I know this is a long shot, but I am searching for someone in the Dallas/Ft. Worth area who services GCC cutters. Surely someone does! I'm putting this here because I know a lot of rhinestoners use the GCC cutters. Anyone???

Thanks!


----------



## dazzabling (Sep 21, 2011)

What is wrong?


----------



## leapoffaith (Nov 8, 2009)

Looks like it needs a new carriage. That is an over the phone diagnosis.


----------



## Blue92 (Oct 8, 2010)

If it's an Expert 24 LX it is only 8 screws and two wire leads that plug in. Just replaced the carrier head on mine.
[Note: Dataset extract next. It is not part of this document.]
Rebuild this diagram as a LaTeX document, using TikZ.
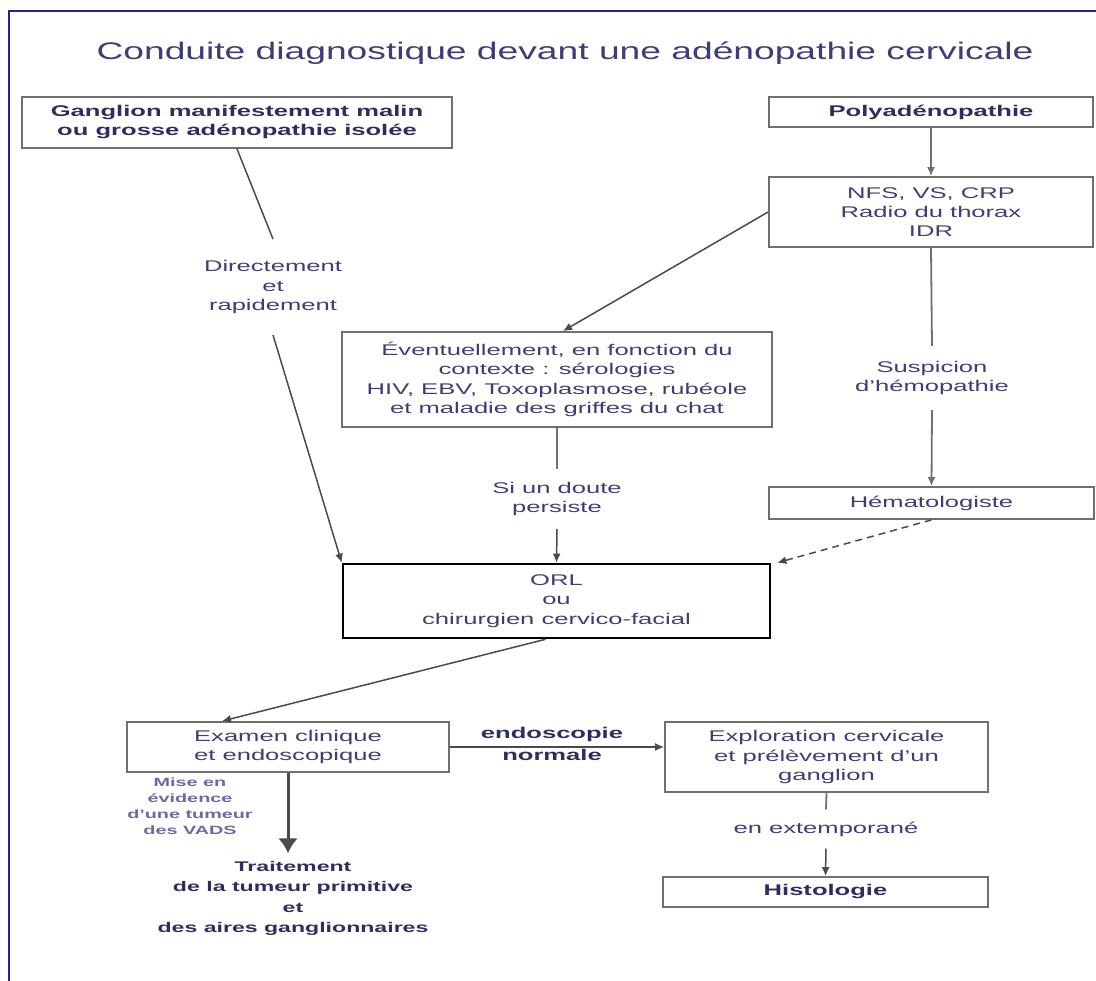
\documentclass[tikz,border=0pt]{standalone}
\usepackage{fontspec}
\setmainfont{Liberation Sans}[FakeStretch=1.65]
\newfontfamily\titlefont{Liberation Sans}[FakeStretch=1.55]
\usetikzlibrary{arrows.meta}
\definecolor{txtblue}{HTML}{3E3E76}
\definecolor{boldblue}{HTML}{2E2E5E}
\definecolor{paleblue}{HTML}{6A6AA4}
\definecolor{framblue}{HTML}{24248E}
\definecolor{boxgray}{HTML}{707070}
\definecolor{linegray}{HTML}{4A4A4A}
\begin{document}
\begin{tikzpicture}[x=1pt, y=-1pt, >={Latex[length=9pt,width=8pt]},
    box/.style={draw=boxgray, line width=1.8pt, align=center, text=txtblue, inner sep=0pt, font=\fontsize{15.5}{19.3}\selectfont},
    boldbox/.style={box, text=boldblue, font=\fontsize{15.5}{19}\selectfont\bfseries},
    lbl/.style={align=center, text=txtblue, inner xsep=2pt, font=\fontsize{15.5}{19.5}\selectfont},
    link/.style={draw=linegray, line width=1.5pt}]
\useasboundingbox (0,0) rectangle (1096,981);
\draw[framblue, line width=2.5pt] (1100,11) -- (9,11) -- (9,985);
\node[text=txtblue, font=\titlefont\fontsize{24}{28}\selectfont] (title) at (565,53) {Conduite diagnostique devant une adénopathie cervicale};
% boxes
\node[boldbox, minimum width=430pt, minimum height=51pt] (malin) at (237,122.5) {Ganglion manifestement malin\\ou grosse adénopathie isolée};
\node[boldbox, minimum width=324pt, minimum height=30pt] (poly) at (931,112) {Polyadénopathie};
\node[box, minimum width=324pt, minimum height=70pt] (nfs) at (931,212) {NFS, VS, CRP\\Radio du thorax\\IDR};
\node[box, minimum width=430pt, minimum height=95pt] (sero) at (557,379.5) {Éventuellement, en fonction du\\contexte : sérologies\\HIV, EBV, Toxoplasmose, rubéole\\et maladie des griffes du chat};
\node[box, minimum width=325pt, minimum height=32pt] (hemato) at (931.5,503) {Hématologiste};
\node[box, draw=black, line width=2.6pt, minimum width=427pt, minimum height=74pt] (orl) at (556.5,601) {ORL\\ou\\chirurgien cervico-facial};
\node[box, minimum width=322pt, minimum height=50pt] (examen) at (288,747) {Examen clinique\\et endoscopique};
\node[box, minimum width=323pt, minimum height=70pt] (explo) at (826.5,757) {Exploration cervicale\\et prélèvement d'un\\ganglion};
\node[boldbox, minimum width=325pt, minimum height=30pt] (histo) at (825.5,892) {Histologie};
% labels
\node[lbl, inner ysep=21pt] (direct) at (273,287) {Directement\\et\\rapidement};
\node[lbl, inner ysep=13pt] (doute) at (557,499) {Si un doute\\persiste};
\node[lbl, inner ysep=15pt] (suspic) at (932,378) {Suspicion\\d'hémopathie};
\node[lbl, text=boldblue, font=\fontsize{15.5}{22}\selectfont\bfseries] (normale) at (552,744) {endoscopie\\normale};
\node[lbl, inner ysep=12pt] (extempo) at (826,829) {en extemporané};
\node[lbl, text=paleblue, font=\fontsize{12}{16}\selectfont\bfseries] (vads) at (190,806) {Mise en\\évidence\\d'une tumeur\\des VADS};
\node[lbl, text=boldblue, inner ysep=8pt, font=\fontsize{14}{20.3}\selectfont\bfseries] (traite) at (293,898.5) {Traitement\\de la tumeur primitive\\et\\des aires ganglionnaires};
% connectors
\draw[link, boxgray, line width=1.8pt, ->] (poly) -- (nfs);
\draw[link, ->] (nfs.west) -- ([xshift=6pt]sero.north);
\draw[link] (malin.south) -- (direct.north);
\draw[link, ->] (direct.south) -- (orl.north west);
\draw[link, boxgray, line width=1.8pt] (sero.south) -- (doute.north);
\draw[link, ->] (doute.south) -- (orl.north);
\draw[link, boxgray, line width=1.8pt] (nfs.south) -- (suspic.north);
\draw[link, boxgray, line width=1.8pt, ->] (suspic.south) -- (hemato.north);
\draw[link, dash pattern=on 7pt off 5pt, ->] (hemato.south) -- ([xshift=6pt]orl.north east);
\draw[link, ->] ([xshift=-11pt]orl.south) -- ([xshift=-66pt]examen.north);
\draw[link, ->] (examen.east) -- (examen.east -| explo.west);
\draw[linegray, line width=3pt, -{Latex[length=15pt,width=20pt]}] (examen.south) -- (examen.south |- traite.north);
\draw[link, boxgray, line width=1.8pt] (explo.south) -- (extempo.north);
\draw[link, ->] (extempo.south) -- (histo.north);
\end{tikzpicture}
\end{document}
Of course it's not working at all now but that's another thread over in the GCC cutter section......


----------



## leapoffaith (Nov 8, 2009)

Uh-oh! I'll go look for that.


----------



## DivineBling (Sep 14, 2010)

Replacing the carriage isn't that difficult. You have a Puma III, right? I'll be near you for NBM in a couple of weeks and can come by and help if you'd like.


----------



## leapoffaith (Nov 8, 2009)

DivineBling said:


> Replacing the carriage isn't that difficult. You have a Puma III, right? I'll be near you for NBM in a couple of weeks and can come by and help if you'd like.


Stephanie, you are always so very helpful! Wouldn't take you up on that way too nice offer, but I sure do appreciate you!  

I'm sending you a PM.


----------